The Oregon Health Authority (OHA) adopted “permanent” rules for masking in schools, forcing children to mask up “unless the State Public Health Director or State Public Health Officer issues an order stating that the some or all requirements in this rule are no longer necessary to control COVID-19.”
Oregon officials have long floated making mask rules a more “permanent” fixture in the state, and they made it a reality — at least for school settings.
“Children are required to attend school, which is a congregate setting where COVID-19 can spread easily if precautions are not taken,” the OHA’s rule reads, identifying masks and vaccinations as “two of the most important tools the state has to control COVID-19”:
To protect students who for reasons of age or medical conditions are not eligible to be vaccinated, and those with underlying health conditions that make them more susceptible to complications from COVID-19, as well as to minimize the disruption of student education in schools because of exposure to a confirmed or suspected case of COVID-19, requiring universal use of masks or face coverings in schools is necessary.
“The requirements in this rule remain in effect unless the State Public Health Director or State Public Health Officer issues an order stating that the some or all requirements in this rule are no longer necessary to control COVID-19,” the rule continues, essentially making masking in schools permanent and wholly dependent on the whims of officials.
Oregon Department of Education’s Ready Schools, Safe Learners resilience manager Kati Moseley penned a letter on January 28 addressed to “Superintendents, Private School Leaders, Charter School Leaders, School Nurses, Reopening Advisors,” informing them of the formerly “temporary” rule’s new “permanent” status.
“Temporary rules expire, permanent rules are repealed.

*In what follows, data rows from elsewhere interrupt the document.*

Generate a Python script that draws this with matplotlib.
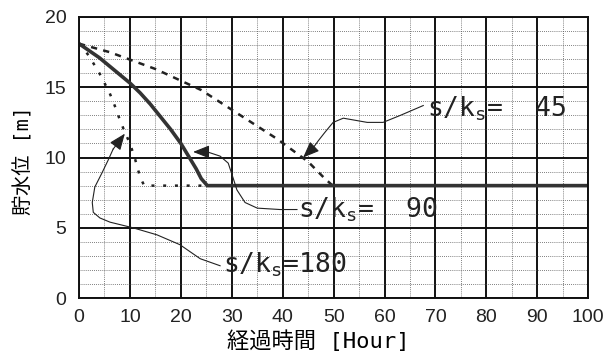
import matplotlib
matplotlib.use('Agg')
import matplotlib.pyplot as plt
from matplotlib.ticker import MultipleLocator

plt.rcParams['font.family'] = ['Liberation Sans', 'Noto Sans CJK JP', 'DejaVu Sans']
plt.rcParams['mathtext.fontset'] = 'custom'
plt.rcParams['mathtext.rm'] = 'DejaVu Sans Mono'
plt.rcParams['mathtext.it'] = 'DejaVu Sans Mono'

# water level curves (hours, m)
t45 = [0, 3, 6, 9, 12, 15, 18, 21, 24, 27, 30, 33, 36, 39, 42, 45, 48, 49.5, 50, 100]
h45 = [18.1, 17.8, 17.5, 17.1, 16.7, 16.3, 15.8, 15.3, 14.8, 14.1, 13.4, 12.7,
       12.0, 11.3, 10.5, 9.7, 8.6, 8.1, 8.0, 8.0]
t90 = [0, 2, 4, 6, 8, 10, 12, 14, 16, 18, 20, 22, 23, 24, 25.2, 100]
h90 = [18.1, 17.6, 17.1, 16.5, 15.9, 15.3, 14.6, 13.8, 12.9, 12.0, 11.0, 9.8,
       9.2, 8.5, 8.0, 8.0]
t180 = [0, 1, 2, 3, 4, 5, 6, 7, 8, 9, 10, 11, 12, 12.8, 100]
h180 = [18.1, 17.7, 17.2, 16.6, 16.0, 15.3, 14.6, 13.7, 12.7, 11.8, 11.0, 9.9,
        8.6, 8.0, 8.0]

# hand drawn leader lines (from label towards arrow head base)
lead45_x = [67.6, 63.1, 59.7, 56.6, 51.9, 49.9, 48.3, 47.0, 46.0]
lead45_y = [13.7, 13.0, 12.5, 12.5, 12.8, 12.5, 11.8, 11.2, 10.7]
lead90_x = [42.8, 39.5, 35.0, 32.6, 31.0, 30.3, 29.3, 27.7, 25.2]
lead90_y = [6.3, 6.3, 6.4, 6.8, 7.7, 8.5, 9.6, 10.1, 10.4]
lead180_x = [27.7, 23.8, 19.8, 15.3, 10.6, 6.1, 4.1, 2.8, 2.6, 3.1, 4.5, 5.7, 6.7]
lead180_y = [2.3, 2.8, 3.8, 4.5, 5.0, 5.4, 5.7, 6.1, 6.8, 7.9, 8.9, 9.8, 10.6]

tip45 = (44.0, 10.0)
tip90 = (22.4, 10.4)
tip180 = (9.0, 11.7)

labels = [r's/k$_\mathrm{s}$=  45', r's/k$_\mathrm{s}$=  90', r's/k$_\mathrm{s}$=180']
label_x = [68.4, 43.0, 28.3]
label_y = [12.9, 5.7, 1.8]

fig = plt.figure(figsize=(6.15, 3.54), dpi=100)
ax = fig.add_axes([0.1285, 0.158, 0.828, 0.794])

ax.plot(t180, h180, color='#222222', lw=1.8, linestyle=(0, (1.2, 3.5)))
ax.plot(t45, h45, color='#222222', lw=1.8, linestyle=(0, (2.5, 2.5)))
ax.plot(t90, h90, color='#333333', lw=2.6, solid_capstyle='butt')

for lx, ly, tip in [(lead45_x, lead45_y, tip45), (lead90_x, lead90_y, tip90),
                    (lead180_x, lead180_y, tip180)]:
    ax.plot(lx, ly, color='#222222', lw=0.8)
    ax.annotate('', xy=tip, xytext=(lx[-1], ly[-1]),
                arrowprops=dict(arrowstyle='-|>,head_length=1.0,head_width=0.4',
                                color='#222222', lw=0.8, shrinkA=0, shrinkB=0))

for txt, x, y in zip(labels, label_x, label_y):
    ax.text(x, y, txt, fontsize=19, color='#222222', va='baseline', ha='left',
            family='DejaVu Sans Mono')

ax.set_xlim(0, 100)
ax.set_ylim(0, 20)
ax.xaxis.set_major_locator(MultipleLocator(10))
ax.xaxis.set_minor_locator(MultipleLocator(5))
ax.yaxis.set_major_locator(MultipleLocator(5))
ax.yaxis.set_minor_locator(MultipleLocator(1))
ax.grid(which='major', color='#111111', lw=1.4)
ax.grid(which='minor', color='#555555', lw=0.6, linestyle=(0, (1, 1.5)))
ax.set_axisbelow(True)
for s in ax.spines.values():
    s.set_color('#111111')
    s.set_linewidth(1.4)
ax.tick_params(which='both', length=0, labelsize=14, colors='#222222')
ax.tick_params(axis='x', pad=8)
ax.tick_params(axis='y', pad=9)

ax.set_xlabel('経過時間 [Hour]', fontsize=16,
              family=['DejaVu Sans Mono', 'Noto Sans CJK JP'])
ax.xaxis.set_label_coords(0.47, -0.115)
ax.set_ylabel('貯水位 [m]', fontsize=14.5,
              family=['DejaVu Sans Mono', 'Noto Sans CJK JP'])
ax.yaxis.set_label_coords(-0.09, 0.49)

fig.savefig('out.png', dpi=100)
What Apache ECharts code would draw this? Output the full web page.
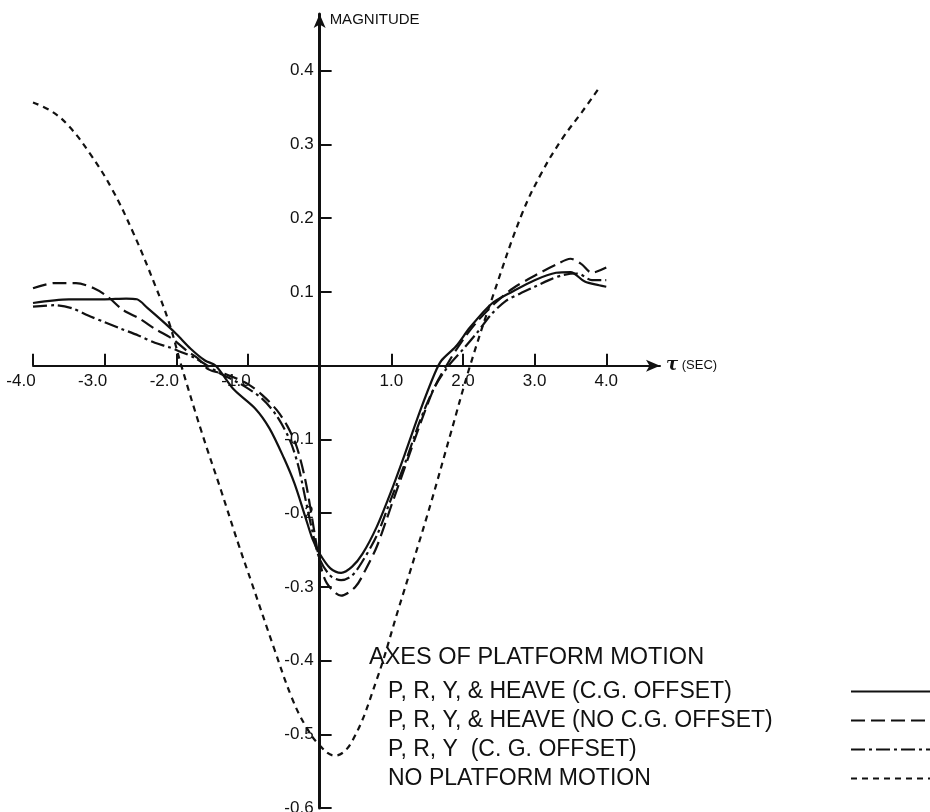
<!DOCTYPE html>
<html>
<head>
<meta charset="utf-8">
<script src="https://cdn.jsdelivr.net/npm/echarts@6/dist/echarts.min.js"></script>
<style>
  html, body { margin: 0; padding: 0; background: #fff; }
  #chart { width: 930px; height: 812px; }
</style>
</head>
<body>
<div id="chart"></div>
<script>
  // tick labels
  var xTicks = [-4, -3, -2, -1, 1, 2, 3, 4];
  var yTicks = [-0.6, -0.5, -0.4, -0.3, -0.2, -0.1, 0.1, 0.2, 0.3, 0.4];

  // P, R, Y, & HEAVE (C.G. OFFSET) -- solid
  var cgX = [-4.0, -3.5, -3.0, -2.7, -2.55, -2.4, -2.2, -2.0, -1.8, -1.6, -1.45, -1.2, -0.9, -0.7, -0.5, -0.35, -0.2, -0.1, 0.0, 0.15, 0.3, 0.45, 0.6, 0.8, 1.0, 1.2, 1.4, 1.6, 1.7, 1.9, 2.1, 2.4, 2.7, 3.0, 3.3, 3.5, 3.7, 3.9, 4.0];
  var cgY = [0.085, 0.090, 0.090, 0.091, 0.090, 0.078, 0.061, 0.043, 0.023, 0.007, 0.0, -0.032, -0.058, -0.085, -0.125, -0.160, -0.205, -0.235, -0.255, -0.275, -0.281, -0.273, -0.255, -0.218, -0.170, -0.117, -0.062, -0.012, 0.007, 0.026, 0.052, 0.084, 0.101, 0.116, 0.126, 0.127, 0.114, 0.109, 0.107];

  // P, R, Y, & HEAVE (NO C.G. OFFSET) -- long dash
  var noCgX = [-4.0, -3.7, -3.4, -3.15, -2.95, -2.75, -2.5, -2.3, -2.05, -1.85, -1.7, -1.55, -1.3, -1.0, -0.8, -0.6, -0.45, -0.32, -0.2, -0.1, 0.0, 0.1, 0.3, 0.5, 0.65, 0.8, 1.0, 1.2, 1.4, 1.6, 1.8, 2.0, 2.2, 2.45, 2.7, 3.0, 3.3, 3.5, 3.65, 3.8, 4.0];
  var noCgY = [0.105, 0.112, 0.112, 0.105, 0.093, 0.076, 0.063, 0.050, 0.036, 0.020, 0.010, -0.005, -0.012, -0.025, -0.040, -0.060, -0.082, -0.110, -0.155, -0.210, -0.265, -0.295, -0.312, -0.300, -0.275, -0.245, -0.190, -0.135, -0.080, -0.030, 0.005, 0.035, 0.060, 0.085, 0.105, 0.122, 0.137, 0.145, 0.138, 0.126, 0.133];

  // P, R, Y (C. G. OFFSET) -- dash dot
  var pryX = [-4.0, -3.7, -3.46, -3.23, -3.0, -2.77, -2.53, -2.3, -2.1, -1.97, -1.75, -1.4, -1.1, -0.8, -0.6, -0.42, -0.3, -0.2, -0.1, 0.0, 0.15, 0.3, 0.45, 0.6, 0.8, 1.0, 1.2, 1.4, 1.6, 1.8, 2.0, 2.2, 2.4, 2.6, 2.8, 3.0, 3.2, 3.4, 3.6, 3.8, 4.0];
  var pryY = [0.080, 0.082, 0.078, 0.068, 0.059, 0.050, 0.041, 0.031, 0.025, 0.020, 0.011, -0.010, -0.025, -0.045, -0.068, -0.100, -0.135, -0.180, -0.225, -0.262, -0.285, -0.291, -0.285, -0.265, -0.230, -0.180, -0.130, -0.075, -0.030, 0.000, 0.022, 0.045, 0.070, 0.088, 0.098, 0.107, 0.116, 0.123, 0.125, 0.116, 0.116];

  // NO PLATFORM MOTION -- short dash
  var noneX = [-4.0, -3.74, -3.5, -3.2, -2.9, -2.6, -2.3, -2.1, -1.93, -1.65, -1.37, -1.13, -0.95, -0.63, -0.39, -0.2, 0.0, 0.21, 0.45, 0.8, 1.1, 1.33, 1.56, 1.82, 2.1, 2.43, 2.82, 3.1, 3.38, 3.66, 3.91];
  var noneY = [0.357, 0.345, 0.325, 0.287, 0.240, 0.180, 0.110, 0.058, 0.0, -0.089, -0.171, -0.243, -0.294, -0.385, -0.450, -0.488, -0.515, -0.529, -0.510, -0.425, -0.330, -0.258, -0.184, -0.095, 0.0, 0.098, 0.205, 0.262, 0.307, 0.344, 0.378];

  var names = [
    'P, R, Y, & HEAVE (C.G. OFFSET)',
    'P, R, Y, & HEAVE (NO C.G. OFFSET)',
    'P, R, Y  (C. G. OFFSET)',
    'NO PLATFORM MOTION'
  ];

  function pairs(xs, ys) {
    var out = [];
    for (var i = 0; i < xs.length; i++) {
      out.push([xs[i], ys[i]]);
    }
    return out;
  }

  var ink = '#111';
  var font = 'Liberation Sans';

  // grid box, axes cross at (0, 0) inside it
  var W = 930, H = 812;
  var gLeft = 33, gRight = 270, gTop = 14, gBottom = 4;
  var xMin = -4, xMax = 4.75, yMin = -0.6, yMax = 0.477;
  var gW = W - gLeft - gRight, gH = H - gTop - gBottom;
  var xAxisShift = -gH * (0 - yMin) / (yMax - yMin);
  var yAxisShift = -gW * (0 - xMin) / (xMax - xMin);

  var chart = echarts.init(document.getElementById('chart'));

  var option = {
    backgroundColor: '#fff',
    animation: false,
    title: {
      text: 'AXES OF PLATFORM MOTION',
      left: 369,
      top: 646,
      padding: 0,
      textStyle: { fontSize: 23.5, fontWeight: 'normal', color: ink, fontFamily: font }
    },
    legend: {
      orient: 'vertical',
      align: 'right',
      left: 388,
      top: 680,
      padding: 0,
      itemWidth: 80,
      itemHeight: 14,
      itemGap: 6,
      selectedMode: false,
      itemStyle: { opacity: 0 },
      formatter: function (name) {
        return '{t|' + name + '}';
      },
      textStyle: {
        color: ink,
        fontSize: 23,
        fontFamily: font,
        rich: {
          t: { width: 458, align: 'left', fontSize: 23, fontFamily: font, color: ink, lineHeight: 23 }
        }
      },
      data: names
    },
    grid: {
      left: gLeft,
      right: gRight,
      top: gTop,
      bottom: gBottom,
      containLabel: false,
      outerBoundsMode: 'none'
    },
    xAxis: {
      type: 'value',
      position: 'bottom',
      offset: xAxisShift,
      min: xMin,
      max: xMax,
      interval: 1,
      name: '{t|τ} (SEC)',
      nameLocation: 'end',
      nameGap: 6,
      nameTextStyle: {
        color: ink,
        fontSize: 13,
        fontFamily: font,
        align: 'left',
        verticalAlign: 'middle',
        rich: {
          t: { fontSize: 18, fontStyle: 'italic', fontWeight: 'bold', fontFamily: 'DejaVu Serif', color: ink }
        }
      },
      axisLine: {
        onZero: false,
        symbol: ['none', 'arrow'],
        symbolSize: [9, 14],
        lineStyle: { color: ink, width: 2 }
      },
      axisTick: {
        show: true,
        inside: true,
        length: 12,
        customValues: xTicks,
        lineStyle: { color: ink, width: 2 }
      },
      axisLabel: {
        customValues: xTicks,
        margin: 7,
        color: ink,
        fontSize: 17,
        fontFamily: font,
        formatter: function (v) {
          var s = v.toFixed(1);
          return v < 0 ? '{n|' + s + '}' : s;
        },
        rich: {
          n: { padding: [0, 24, 0, 0], fontSize: 17, fontFamily: font, color: ink }
        }
      },
      splitLine: { show: false }
    },
    yAxis: {
      type: 'value',
      position: 'left',
      offset: yAxisShift,
      min: yMin,
      max: yMax,
      interval: 0.1,
      name: 'MAGNITUDE',
      nameLocation: 'end',
      nameGap: -6,
      nameTextStyle: {
        color: ink,
        fontSize: 15,
        fontFamily: font,
        align: 'left',
        verticalAlign: 'middle',
        padding: [0, 0, 0, 10]
      },
      axisLine: {
        onZero: false,
        symbol: ['none', 'arrow'],
        symbolSize: [9, 14],
        lineStyle: { color: ink, width: 3 }
      },
      axisTick: {
        show: true,
        inside: true,
        length: 12,
        customValues: yTicks,
        lineStyle: { color: ink, width: 2 }
      },
      axisLabel: {
        customValues: yTicks,
        margin: 6,
        color: ink,
        fontSize: 17,
        fontFamily: font,
        formatter: function (v) {
          return v.toFixed(1);
        }
      },
      splitLine: { show: false }
    },
    series: [
      {
        name: names[0],
        type: 'line',
        data: pairs(cgX, cgY),
        smooth: 0.3,
        symbol: 'none',
        lineStyle: { color: ink, width: 2.2, type: 'solid' },
        itemStyle: { color: ink }
      },
      {
        name: names[1],
        type: 'line',
        data: pairs(noCgX, noCgY),
        smooth: 0.3,
        symbol: 'none',
        lineStyle: { color: ink, width: 2.2, type: [14, 6] },
        itemStyle: { color: ink }
      },
      {
        name: names[2],
        type: 'line',
        data: pairs(pryX, pryY),
        smooth: 0.3,
        symbol: 'none',
        lineStyle: { color: ink, width: 2.2, type: [14, 4, 3, 4] },
        itemStyle: { color: ink }
      },
      {
        name: names[3],
        type: 'line',
        data: pairs(noneX, noneY),
        smooth: 0.4,
        symbol: 'none',
        lineStyle: { color: ink, width: 2.2, type: [6, 5] },
        itemStyle: { color: ink }
      }
    ]
  };

  chart.setOption(option);
</script>
</body>
</html>
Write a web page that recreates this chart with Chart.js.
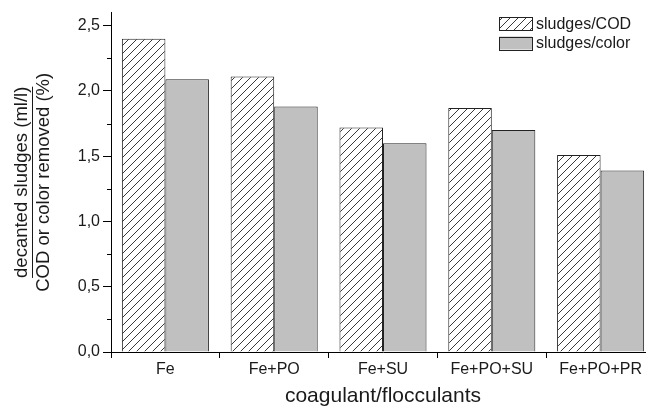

OHA has stated they will continue to review the need for this rule and will rescind or repeal the rule as soon as it is safe to do so,” she wrote.
“However, the virus sets the timeline,” she continued. “These measures are needed now as vaccination and universal and correct use of face coverings are among the strongest mitigation tools available to protect in-person instruction.”
Moseley emphasized that schools absolutely “cannot serve a student in-person if they or their family choose not to wear a face covering.”
The “permanent” rule comes as other blue-state leaders begin to relax mask mandates for children two years after the start of the pandemic. On Monday, New Jersey Gov. Phil Murphy (D) announced the end of mask mandates for children in schools come March, and Delaware Gov. John Carney (D) made a similar announcement, following the lead of Florida Gov. Ron DeSantis (R), who largely led the way in banning mandatory mask mandates in schools.